“The real West was the world of violence, fear, and brutal instincts. Everything depends on chance, and not the best wins but the luckiest.”
~Sergio Leone on The Good, The Bad, The Ugly
The Western world from the movie reflects the world of journalism, if you ask me. Reporters compete with each other to get a grip on the good stuff. They fearlessly go out into the streets to get the facts, report on violence in dangerous areas and juice out emotions to tell the most compelling story. Journalists are ruthless in pursuing their success. Does this competing spirit allow the media to deliver accurate, unbiased information to their audience? Does it have a good or a bad influence on society? It is hard to answer these. Though media generally stick to the same reporting principles and (hopefully) adhere to ethics, they could provide different perspectives on the same issue, which majorly affects the audience’s perception of the story. All media have a good, a bad and an ugly side. Let’s see what each has to offer.
The Bad Side:
Mistakes are bound to happen and sometimes a lack of explanation can cause panic and chaos. This happened back in 1938 when CBS broadcasted Orson Well’s famous play The War of the Worlds.It begins with a radio broadcast that delivers “breaking news” about aliens attacking the Earth. Those, who tuned in after the explanation of the play thought that aliens were really attacking the Earth (silly, right? Not to the Americans of the time). I imagine it was hard to calm the public down, but Stefan Lovgen from National Geographic News explained what factors influenced the rise of this public havoc. The media can get stuck in the loop of their fault if they don’t take all measures to prevent unexpected outcomes.
The Ugly Side:
The media have too much power over society’s opinions, reactions and decisions. Easily influenced people believe everything that media discusses, with The War of the Worlds being a fantastic example. Eventually, society loses its values and principles, changes its beliefs for vague reasons or lives a life that appears popular only because it is on TV. These people fall victim to whatever they see or hear in media. A compelling example of this influence is shows like Keeping Up with the Kardashians. They aren’t news, they don’t convey important messages or information, and they exist solely to keep average bodies occupied with petty issues that aren’t even their own. They’re useless. Yet shows like this still exist because there is a demand for them; a demand which the media gladly satisfies to make money instead of educating the population. The impact of media on the audience is so grand that it makes the media a dangerous force of populace control; if it falls into the wrong hands, then the consequences will be ugly. [note: here I am not talking about FAKE NEWS as defined by President Trump. I am talking about a general impact of media on the population.]
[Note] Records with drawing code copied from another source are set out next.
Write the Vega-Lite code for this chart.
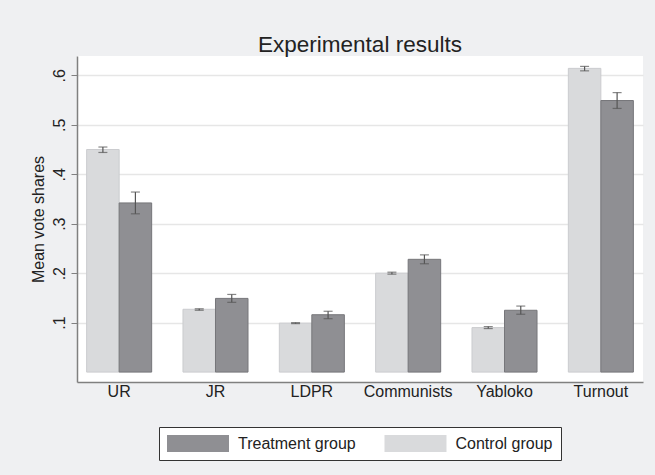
{
  "$schema": "https://vega.github.io/schema/vega-lite/v6.json",
  "width": 566,
  "height": 326,
  "autosize": {"type": "none"},
  "padding": {"left": 77, "top": 56, "right": 12, "bottom": 93},
  "background": "#eff0f2",
  "title": {"text": "Experimental results", "fontSize": 22.5, "font": "Liberation Sans", "fontWeight": "normal", "color": "#222222", "offset": 0, "anchor": "middle"},
  "config": {
    "view": {"fill": "white", "stroke": null},
    "font": "Liberation Sans",
    "legend": {"layout": {"expr": "{bottom: {anchor: 'middle'}}"}}
  },
  "data": {"values": [
    {"party": "UR", "group": "Control group", "mean": 0.450, "lo": 0.444, "hi": 0.455},
    {"party": "UR", "group": "Treatment group", "mean": 0.342, "lo": 0.320, "hi": 0.364},
    {"party": "JR", "group": "Control group", "mean": 0.127, "lo": 0.125, "hi": 0.128},
    {"party": "JR", "group": "Treatment group", "mean": 0.149, "lo": 0.141, "hi": 0.157},
    {"party": "LDPR", "group": "Control group", "mean": 0.099, "lo": 0.098, "hi": 0.100},
    {"party": "LDPR", "group": "Treatment group", "mean": 0.116, "lo": 0.108, "hi": 0.123},
    {"party": "Communists", "group": "Control group", "mean": 0.200, "lo": 0.198, "hi": 0.202},
    {"party": "Communists", "group": "Treatment group", "mean": 0.228, "lo": 0.219, "hi": 0.237},
    {"party": "Yabloko", "group": "Control group", "mean": 0.090, "lo": 0.088, "hi": 0.092},
    {"party": "Yabloko", "group": "Treatment group", "mean": 0.125, "lo": 0.117, "hi": 0.1335},
    {"party": "Turnout", "group": "Control group", "mean": 0.614, "lo": 0.609, "hi": 0.618},
    {"party": "Turnout", "group": "Treatment group", "mean": 0.549, "lo": 0.533, "hi": 0.565}
  ]},
  "encoding": {
    "x": {
      "field": "party", "type": "nominal",
      "sort": ["UR", "JR", "LDPR", "Communists", "Yabloko", "Turnout"],
      "scale": {"paddingInner": 0.325, "paddingOuter": 0.1},
      "axis": {"title": null, "labelAngle": 0, "ticks": false, "domainColor": "#808080", "domainWidth": 1.5, "labelFontSize": 16, "labelColor": "#222222", "labelPadding": 1, "labelFont": "Liberation Sans"}
    },
    "xOffset": {
      "field": "group", "type": "nominal",
      "sort": ["Control group", "Treatment group"],
      "scale": {"paddingInner": 0, "paddingOuter": 0}
    }
  },
  "layer": [
    {
      "mark": {"type": "bar", "strokeWidth": 1},
      "encoding": {
        "y": {
          "field": "mean", "type": "quantitative", "title": "Mean vote shares",
          "scale": {"domain": [-0.02, 0.639], "nice": false, "zero": false},
          "axis": {
            "values": [0.1, 0.2, 0.3, 0.4, 0.5, 0.6],
            "labelExpr": "slice(format(datum.value, '.1f'), 1)",
            "labelAngle": 270, "labelAlign": "center", "labelBaseline": "bottom",
            "tickSize": 6, "tickColor": "#808080", "domainColor": "#808080", "domainWidth": 1.5,
            "grid": true, "gridColor": "#e6e6e6", "gridWidth": 1.5,
            "labelFontSize": 16, "labelColor": "#222222", "labelPadding": 4, "labelFont": "Liberation Sans",
            "titleFontSize": 16, "titleFontWeight": "normal", "titleColor": "#222222", "titlePadding": 5, "titleFont": "Liberation Sans"
          }
        },
        "y2": {"datum": 0},
        "color": {
          "field": "group", "type": "nominal",
          "scale": {"domain": ["Treatment group", "Control group"], "range": ["#8f8f93", "#d9dadc"]},
          "legend": {
            "orient": "bottom", "direction": "horizontal", "title": null,
            "symbolType": "M-1,-1L6.294,-1L6.294,1L-1,1Z", "symbolSize": 289,
            "symbolStrokeWidth": 0,
            "labelFontSize": 16, "labelFont": "Liberation Sans", "labelColor": "#222222",
            "labelOffset": 54, "columnPadding": 28.5, "padding": 8,
            "strokeColor": "#333333", "fillColor": "white", "offset": 28
          }
        },
        "stroke": {
          "field": "group", "type": "nominal",
          "scale": {"domain": ["Treatment group", "Control group"], "range": ["#76767a", "#cbcccf"]},
          "legend": null
        }
      }
    },
    {
      "mark": {"type": "rule", "color": "#555555", "strokeWidth": 1.2},
      "encoding": {
        "y": {"field": "lo", "type": "quantitative", "title": "Mean vote shares"},
        "y2": {"field": "hi"}
      }
    },
    {
      "mark": {"type": "tick", "orient": "horizontal", "size": 9, "thickness": 1.2, "color": "#555555"},
      "encoding": {
        "y": {"field": "lo", "type": "quantitative", "title": "Mean vote shares"}
      }
    },
    {
      "mark": {"type": "tick", "orient": "horizontal", "size": 9, "thickness": 1.2, "color": "#555555"},
      "encoding": {
        "y": {"field": "hi", "type": "quantitative", "title": "Mean vote shares"}
      }
    }
  ]
}
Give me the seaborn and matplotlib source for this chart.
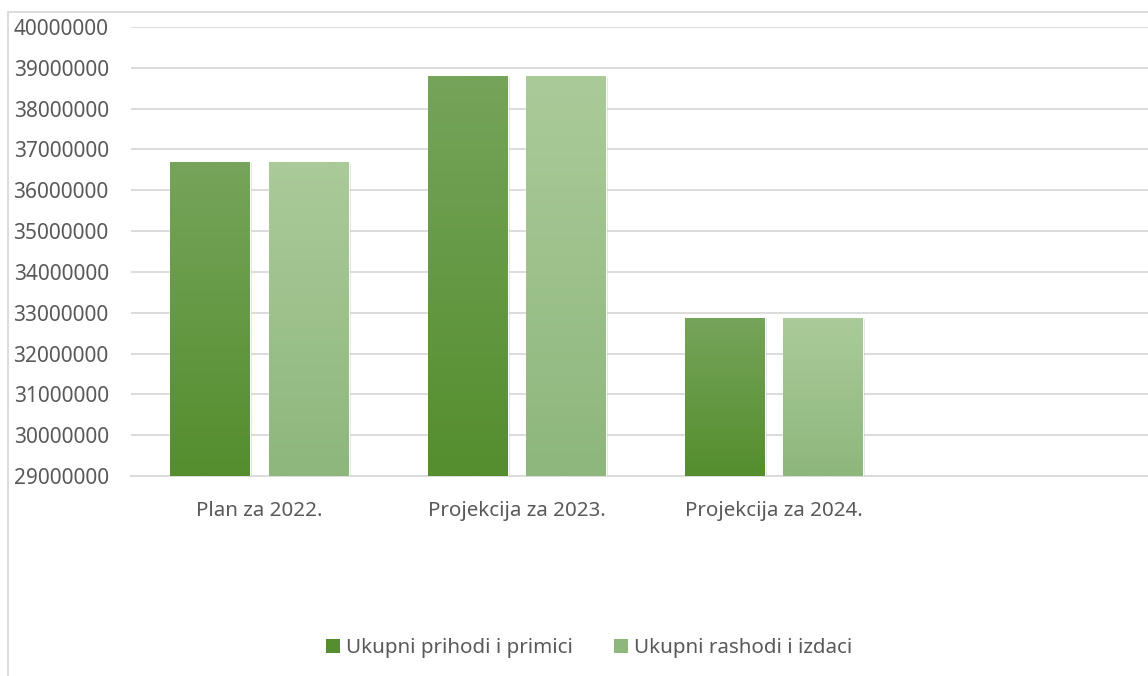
import numpy as np
import pandas as pd
import matplotlib
matplotlib.use("Agg")
import matplotlib.pyplot as plt
import matplotlib.patheffects as pe
from matplotlib.lines import Line2D
from matplotlib.colors import to_rgb
import seaborn as sns

# podaci
kategorije = ["Plan za 2022.", "Projekcija za 2023.", "Projekcija za 2024."]
prihodi = [36700000, 38800000, 32880000]
rashodi = [36700000, 38800000, 32880000]
serije = ["Ukupni prihodi i primici", "Ukupni rashodi i izdaci"]

df = pd.DataFrame({
    "Kategorija": kategorije * 2,
    "Serija": [serije[0]] * 3 + [serije[1]] * 3,
    "Iznos": prihodi + rashodi,
})

# boje (vrh, dno gradijenta)
boje = {serije[0]: ("#76A45A", "#548E2E"), serije[1]: ("#AACB99", "#8EB77C")}
siva = "#595959"

sns.set_style("white")
plt.rcParams["font.family"] = ["Noto Sans", "DejaVu Sans"]

fig = plt.figure(figsize=(11.48, 6.76), dpi=100)
ax = fig.add_axes([131 / 1148, 1 - 476 / 676, 1029 / 1148, 449 / 676])

sns.barplot(data=df, x="Kategorija", y="Iznos", hue="Serija",
            palette={k: v[1] for k, v in boje.items()},
            width=0.766, gap=0.19, ax=ax, legend=False, zorder=3)

ymin, ymax = 29000000, 40000000
ax.set_ylim(ymin, ymax)
ax.set_xlim(-0.5, 3.5)

# gradijent na stupcima
t = np.linspace(0, 1, 64)[:, None]
for i, patch in enumerate(ax.patches):
    ser = serije[i // 3]
    top, bot = boje[ser]
    x0 = patch.get_x()
    x1 = x0 + patch.get_width()
    h = patch.get_height()
    patch.set_path_effects([pe.SimplePatchShadow(offset=(1.5, -1), shadow_rgbFace="#999999", alpha=0.3),
                            pe.Normal()])
    c0 = np.array(to_rgb(top))
    c1 = np.array(to_rgb(bot))
    img = (c0 * (1 - t) + c1 * t)[:, None, :]
    im = ax.imshow(img, extent=[x0, x1, ymin, h], aspect="auto", zorder=4,
                   interpolation="bilinear")
    im.set_clip_path(patch)

ax.set_yticks(np.arange(ymin, ymax + 1, 1000000))
ax.yaxis.set_major_formatter(matplotlib.ticker.FuncFormatter(lambda v, p: f"{int(v)}"))
ax.grid(axis="y", color="#D9D9D9", linewidth=1.3, zorder=0)
ax.set_axisbelow(True)

ax.set_xticks([-0.5, 0.5, 1.5, 2.5, 3.5])
ax.set_xticklabels([])
ax.set_xticks([0, 1, 2], minor=True)
ax.set_xticklabels(kategorije, minor=True)
ax.tick_params(axis="x", which="major", length=7, width=1.3, color="#D9D9D9", direction="out")
ax.tick_params(axis="x", which="minor", length=0, pad=18, labelsize=14.8, labelcolor=siva)
ax.tick_params(axis="y", length=0, pad=16, labelsize=15, labelcolor=siva)

for s in ["left", "right", "top"]:
    ax.spines[s].set_visible(False)
ax.spines["bottom"].set_color("#D9D9D9")
ax.spines["bottom"].set_linewidth(1.3)
ax.set_xlabel("")
ax.set_ylabel("")

# legenda
handles = [plt.Rectangle((0, 0), 1, 1, facecolor=boje[s][1], edgecolor="none") for s in serije]
fig.legend(handles, serije, loc="center", bbox_to_anchor=(589 / 1148, 1 - 648 / 676),
           ncol=2, frameon=False, fontsize=14.8, labelcolor=siva,
           handlelength=0.68, handleheight=0.68, handletextpad=0.3, columnspacing=2.0)

# okvir grafikona
fig.add_artist(Line2D([8 / 1148, 8 / 1148], [0, 1 - 12 / 676], color="#D9D9D9", lw=1.3))
fig.add_artist(Line2D([8 / 1148, 1], [1 - 12 / 676, 1 - 12 / 676], color="#D9D9D9", lw=1.3))

fig.savefig("out.png", dpi=100)
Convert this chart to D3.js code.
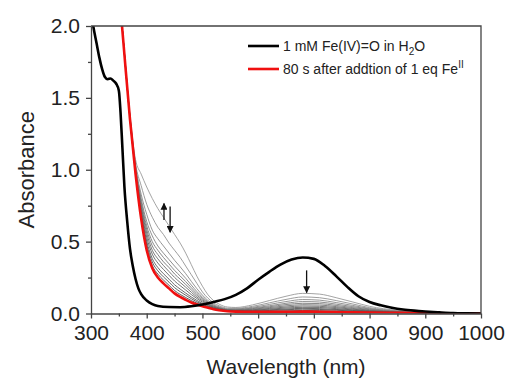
<!DOCTYPE html>
<html lang="en">
<head>
<meta charset="utf-8">
<title>Fe(IV)=O decay spectra</title>
<script src="https://d3js.org/d3.v7.min.js"></script>
<style>
  body { margin: 0; background: #fff; }
  text { font-family: "Liberation Sans", Arial, sans-serif; fill: #222; }
</style>
</head>
<body>
<div id="chart"></div>
<script>

// wavelengths (nm) and absorbance
var wlBlack = [300,304,310,315,320,325,330,335,340,345,350,353,356,360,365,370,375,380,385,390,400,410,420,440,460,480,500,520,540,560,580,600,620,640,660,680,700,720,740,760,780,800,820,840,860,880,900,925,950,975,1000]
var absBlack = [2.10,2.00,1.88,1.78,1.70,1.645,1.63,1.635,1.62,1.60,1.55,1.40,1.18,0.88,0.64,0.45,0.33,0.24,0.175,0.135,0.09,0.065,0.052,0.045,0.044,0.05,0.062,0.08,0.10,0.13,0.175,0.235,0.29,0.34,0.375,0.39,0.38,0.33,0.26,0.185,0.12,0.08,0.057,0.04,0.028,0.02,0.014,0.008,0.003,0.001,0]

var wlRed = [350,355,360,370,380,390,400,410,420,430,440,450,460,470,480,490,500,510,520,530,545,560,590,620,650,680,710,740,770,800,850,900,1000]
var absRed = [2.25,2.03,1.80,1.35,0.97,0.66,0.44,0.315,0.25,0.21,0.175,0.14,0.115,0.095,0.077,0.062,0.05,0.04,0.03,0.023,0.016,0.013,0.011,0.011,0.012,0.013,0.012,0.010,0.008,0.007,0.005,0.003,0]

// intermediate scans, all on the same wavelength grid
var wlGray = [355,360,370,380,390,400,410,420,430,440,450,460,470,480,490,500,510,520,530,545,560,590,620,650,680,710,740,770,800,850,900,1000]
var scan01 = [2.04,1.82,1.38,1.07,0.97,0.88,0.80,0.73,0.67,0.61,0.55,0.49,0.42,0.34,0.26,0.19,0.13,0.09,0.065,0.045,0.042,0.06,0.09,0.12,0.14,0.135,0.11,0.08,0.05,0.022,0.008,0]
var scan02 = [2.04,1.81,1.37,1.04,0.89,0.76,0.67,0.60,0.55,0.49,0.44,0.39,0.33,0.27,0.21,0.15,0.106,0.074,0.054,0.037,0.036,0.050,0.074,0.098,0.115,0.110,0.090,0.066,0.041,0.019,0.007,0]
var scan03 = [2.04,1.81,1.37,1.03,0.83,0.69,0.58,0.52,0.47,0.42,0.37,0.325,0.277,0.224,0.173,0.128,0.09,0.064,0.047,0.032,0.032,0.043,0.063,0.083,0.097,0.093,0.076,0.056,0.035,0.016,0.006,0]
var scan04 = [2.04,1.81,1.36,1.02,0.80,0.64,0.54,0.47,0.42,0.375,0.33,0.288,0.245,0.198,0.153,0.114,0.081,0.058,0.042,0.029,0.029,0.038,0.054,0.071,0.083,0.080,0.065,0.048,0.031,0.014,0.006,0]
var scan05 = [2.04,1.81,1.36,1.01,0.78,0.61,0.50,0.44,0.39,0.345,0.30,0.261,0.222,0.18,0.139,0.105,0.075,0.053,0.039,0.027,0.026,0.034,0.047,0.062,0.071,0.069,0.056,0.041,0.027,0.013,0.005,0]
var scan06 = [2.04,1.81,1.36,1.00,0.76,0.585,0.47,0.41,0.36,0.32,0.275,0.239,0.202,0.164,0.127,0.096,0.07,0.05,0.037,0.026,0.024,0.030,0.041,0.053,0.061,0.059,0.048,0.035,0.023,0.011,0.005,0]
var scan07 = [2.04,1.81,1.36,1.00,0.744,0.56,0.44,0.38,0.334,0.292,0.251,0.216,0.183,0.148,0.115,0.088,0.064,0.046,0.034,0.024,0.022,0.026,0.035,0.045,0.052,0.050,0.041,0.030,0.020,0.010,0.005,0]
var scan08 = [2.04,1.80,1.36,0.99,0.725,0.532,0.413,0.351,0.307,0.266,0.226,0.194,0.163,0.132,0.104,0.079,0.059,0.043,0.032,0.022,0.020,0.023,0.030,0.038,0.043,0.042,0.034,0.025,0.017,0.009,0.004,0]
var scan09 = [2.04,1.80,1.35,0.985,0.705,0.504,0.382,0.32,0.277,0.239,0.20,0.17,0.142,0.115,0.091,0.07,0.053,0.039,0.029,0.020,0.018,0.020,0.025,0.031,0.036,0.034,0.028,0.021,0.015,0.008,0.004,0]
var scan10 = [2.04,1.80,1.35,0.98,0.69,0.483,0.358,0.297,0.255,0.218,0.18,0.152,0.127,0.103,0.081,0.064,0.049,0.036,0.027,0.019,0.017,0.017,0.021,0.026,0.030,0.028,0.023,0.017,0.013,0.007,0.004,0]
var scan11 = [2.04,1.80,1.35,0.975,0.675,0.462,0.334,0.274,0.233,0.196,0.16,0.133,0.111,0.09,0.072,0.057,0.044,0.033,0.025,0.017,0.015,0.014,0.016,0.019,0.021,0.020,0.016,0.013,0.010,0.006,0.003,0]
var grayScans = [scan01, scan02, scan03, scan04, scan05, scan06, scan07, scan08, scan09, scan10, scan11]

var xTicks = [300,400,500,600,700,800,900,1000]
var xMinor = [350,450,550,650,750,850,950]
var yTicks = [0, 0.5, 1.0, 1.5, 2.0]
var yMinor = [0.25, 0.75, 1.25, 1.75]

// arrows: [wavelength, from absorbance, to absorbance]
var arrowMarks = [[431, 0.65, 0.765], [442, 0.745, 0.565], [687, 0.30, 0.145]]

var legendLabels = ["1 mM Fe(IV)=O in H", "80 s after addtion of 1 eq Fe"]

var width = 507, height = 379
var margin = {top: 26, right: 26, bottom: 65.5, left: 91}

var svg = d3.select("#chart").append("svg")
    .attr("width", width)
    .attr("height", height)

var x = d3.scaleLinear().domain([300, 1000]).range([margin.left, width - margin.right])
var y = d3.scaleLinear().domain([0, 2]).range([height - margin.bottom, margin.top])

svg.append("clipPath").attr("id", "plotclip")
  .append("rect")
    .attr("x", margin.left).attr("y", margin.top)
    .attr("width", x(1000) - x(300)).attr("height", y(0) - y(2))

var line = d3.line()
    .x(function(d) { return x(d[0]) })
    .y(function(d) { return y(d[1]) })
    .curve(d3.curveMonotoneX)

function pairs(wl, vals) { return wl.map(function(w, i) { return [w, vals[i]] }) }

var plot = svg.append("g").attr("clip-path", "url(#plotclip)")

var grayColor = d3.scaleLinear().domain([0, grayScans.length - 1]).range(["#9a9a9a", "#4a4a4a"])

plot.selectAll("path.scan")
  .data(grayScans)
  .enter().append("path")
    .attr("class", "scan")
    .attr("d", function(d) { return line(pairs(wlGray, d)) })
    .attr("fill", "none")
    .attr("stroke", function(d, i) { return grayColor(i) })
    .attr("stroke-width", 0.9)

plot.append("path")
    .attr("d", line(pairs(wlRed, absRed)))
    .attr("fill", "none")
    .attr("stroke", "#f01010")
    .attr("stroke-width", 2.6)

plot.append("path")
    .attr("d", line(pairs(wlBlack, absBlack)))
    .attr("fill", "none")
    .attr("stroke", "#000")
    .attr("stroke-width", 2.6)

// arrows
svg.append("defs").append("marker")
    .attr("id", "head")
    .attr("viewBox", "0 0 10 10")
    .attr("refX", 9).attr("refY", 5)
    .attr("markerWidth", 9).attr("markerHeight", 7)
    .attr("markerUnits", "userSpaceOnUse")
    .attr("orient", "auto")
  .append("path")
    .attr("d", "M0,0L10,5L0,10z")
    .attr("fill", "#111")

svg.selectAll("line.arrow")
  .data(arrowMarks)
  .enter().append("line")
    .attr("class", "arrow")
    .attr("x1", function(d) { return x(d[0]) })
    .attr("x2", function(d) { return x(d[0]) })
    .attr("y1", function(d) { return y(d[1]) })
    .attr("y2", function(d) { return y(d[2]) })
    .attr("stroke", "#111")
    .attr("stroke-width", 1.3)
    .attr("marker-end", "url(#head)")

// axes
var axisColor = "#444"

svg.append("g")
    .attr("transform", "translate(0," + y(0) + ")")
    .call(d3.axisBottom(x).tickValues(xTicks).tickSize(5).tickSizeOuter(0).tickPadding(7).tickFormat(d3.format("d")))
svg.append("g")
    .attr("transform", "translate(0," + y(0) + ")")
    .call(d3.axisBottom(x).tickValues(xMinor).tickSize(3).tickSizeOuter(0).tickFormat(""))
    .select(".domain").remove()

svg.append("g")
    .attr("transform", "translate(" + x(300) + ",0)")
    .call(d3.axisLeft(y).tickValues(yTicks).tickSize(5).tickSizeOuter(0).tickPadding(6).tickFormat(d3.format(".1f")))
svg.append("g")
    .attr("transform", "translate(" + x(300) + ",0)")
    .call(d3.axisLeft(y).tickValues(yMinor).tickSize(3).tickSizeOuter(0).tickFormat(""))
    .select(".domain").remove()

svg.selectAll(".tick line").attr("stroke", axisColor).attr("stroke-width", 1.3)
svg.selectAll(".domain").attr("stroke", axisColor).attr("stroke-width", 1.3)
svg.selectAll(".tick text").attr("font-size", 21).style("font-family", "'Liberation Sans', Arial, sans-serif").attr("fill", "#222")

// top and right frame
svg.append("path")
    .attr("d", "M" + x(300) + "," + y(2) + "H" + x(1000) + "V" + y(0))
    .attr("fill", "none")
    .attr("stroke", axisColor)
    .attr("stroke-width", 1.3)

// axis titles
svg.append("text")
    .attr("x", (x(300) + x(1000)) / 2)
    .attr("y", 374)
    .attr("text-anchor", "middle")
    .attr("font-size", 21)
    .text("Wavelength (nm)")

svg.append("text")
    .attr("transform", "translate(34," + (y(0) + y(2)) / 2 + ") rotate(-90)")
    .attr("text-anchor", "middle")
    .attr("font-size", 22)
    .text("Absorbance")

// legend
var legend = svg.append("g")
var rows = [{c: "#000", y: 46, sub: "2", tail: "O", sup: null},
            {c: "#f01010", y: 69, sub: null, tail: "", sup: "II"}]
rows.forEach(function(r, i) {
  legend.append("line")
      .attr("x1", 248).attr("x2", 279)
      .attr("y1", r.y).attr("y2", r.y)
      .attr("stroke", r.c).attr("stroke-width", 2.6)
  var t = legend.append("text")
      .attr("x", 283).attr("y", r.y + 5)
      .attr("font-size", 14)
  t.append("tspan").text(legendLabels[i])
  if (r.sub) {
    t.append("tspan").attr("dy", 4).attr("font-size", 10).text(r.sub)
    t.append("tspan").attr("dy", -4).text(r.tail)
  }
  if (r.sup) {
    t.append("tspan").attr("dy", -6).attr("font-size", 10).text(r.sup)
  }
})

</script>
</body>
</html>
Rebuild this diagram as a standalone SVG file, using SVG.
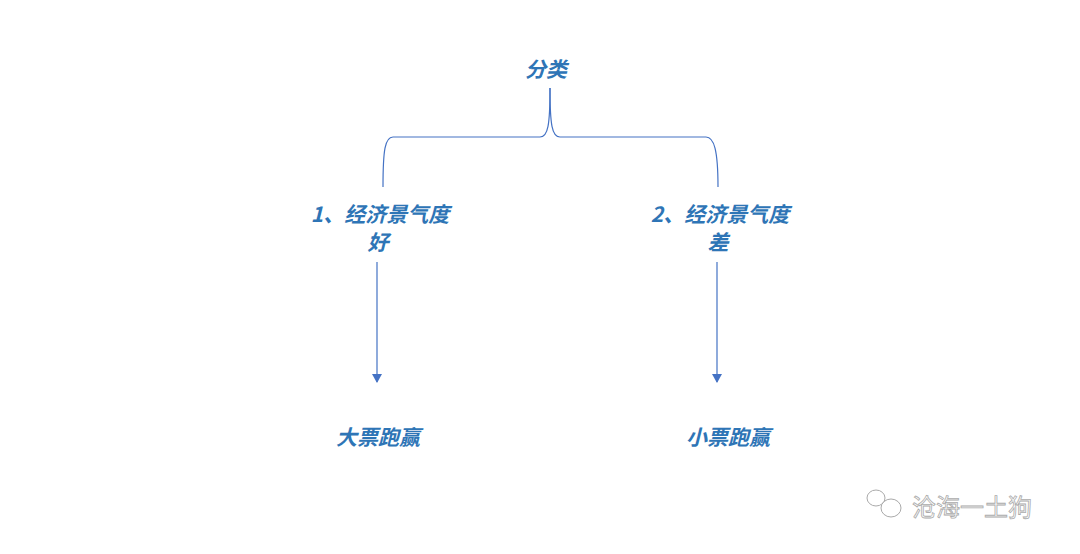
<svg xmlns="http://www.w3.org/2000/svg" width="1080" height="554" viewBox="0 0 1080 554">
<style>
.t{font-family:"Noto Sans CJK SC","Liberation Sans",sans-serif;font-size:21px;font-style:italic;font-weight:bold;fill:#2e75b6;text-anchor:middle}
.l{fill:none;stroke:#4472c4;stroke-width:1.2}
.w{font-family:"Noto Sans CJK SC",sans-serif;font-size:24px;fill:#fff;stroke:#aaa;stroke-width:0.8}
</style>
<defs><marker id="a" markerWidth="10" markerHeight="10" refX="8" refY="5" orient="auto" markerUnits="userSpaceOnUse"><path d="M0,0 L9,5 L0,10 z" fill="#4472c4"/></marker></defs>
<rect width="1080" height="554" fill="#fff"/>
<g id="connectors">
<path class="l" d="M550,88 C550,125 548,137 540,137 L393,137 C385,137 383,150 383,187"/>
<path class="l" d="M550,88 C550,125 552,137 560,137 L706,137 C714,137 718,150 718,187"/>
<path class="l" d="M377,262 L377,382" marker-end="url(#a)"/>
<path class="l" d="M717,262 L717,382" marker-end="url(#a)"/>
</g>
<g id="n0"><text class="t" x="546" y="77">分类</text></g>
<g id="n1"><text class="t" x="380" y="222">1、经济景气度</text><text class="t" x="378" y="250">好</text></g>
<g id="n2"><text class="t" x="720" y="222">2、经济景气度</text><text class="t" x="718" y="250">差</text></g>
<g id="n3"><text class="t" x="378" y="445">大票跑赢</text></g>
<g id="n4"><text class="t" x="728" y="445">小票跑赢</text></g>
<g id="wm">
<ellipse cx="876" cy="498" rx="9" ry="8" fill="#fff" stroke="#aaa"/>
<ellipse cx="891" cy="508" rx="10" ry="9" fill="#fff" stroke="#aaa"/>
<text class="w" x="912" y="516">沧海一土狗</text>
</g>
</svg>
A sub-aspect of the ugly side of media is its tendency to escalate situations and create false leads just to protest them later. A neat example of this is the spread of McCarthyismin the 1950’s. The media gladly fanned the flames in order to get a good story and loyal audience when Senator Joseph McCarthy made baseless investigations into government people he thought were communists. The media then broadcasted the “Army-McCarthy” hearings on national television, thus helping to extinguish the fire that they ultimately started. In a fast-paced world, news broadcasts try to get the information out to the people as fast as they can, racing to be the first ones to inform, but often without checking their facts (which is very important for maintaining established credibility).
The Good Side:
Because so many people follow the media so closely, it opens a whole lot of opportunities to develop the media’s good side. In fact, this holds true for one of the first TV shows called I Love Lucy. The show took everyday issues and illustrated them in a funny way to make the audience laugh and to make it think about those issues. One of the episodes criticises working conditions of a factory; though it presents them in a funny way, it also points out that these conditions need to be changed. This example reveals the media’s good side, showing that it can subtly help people see what needs to be improved without appearing too criticizing. Media’s grand influence on society can be used for good, and it can educate the people and truly bring democracy to the world.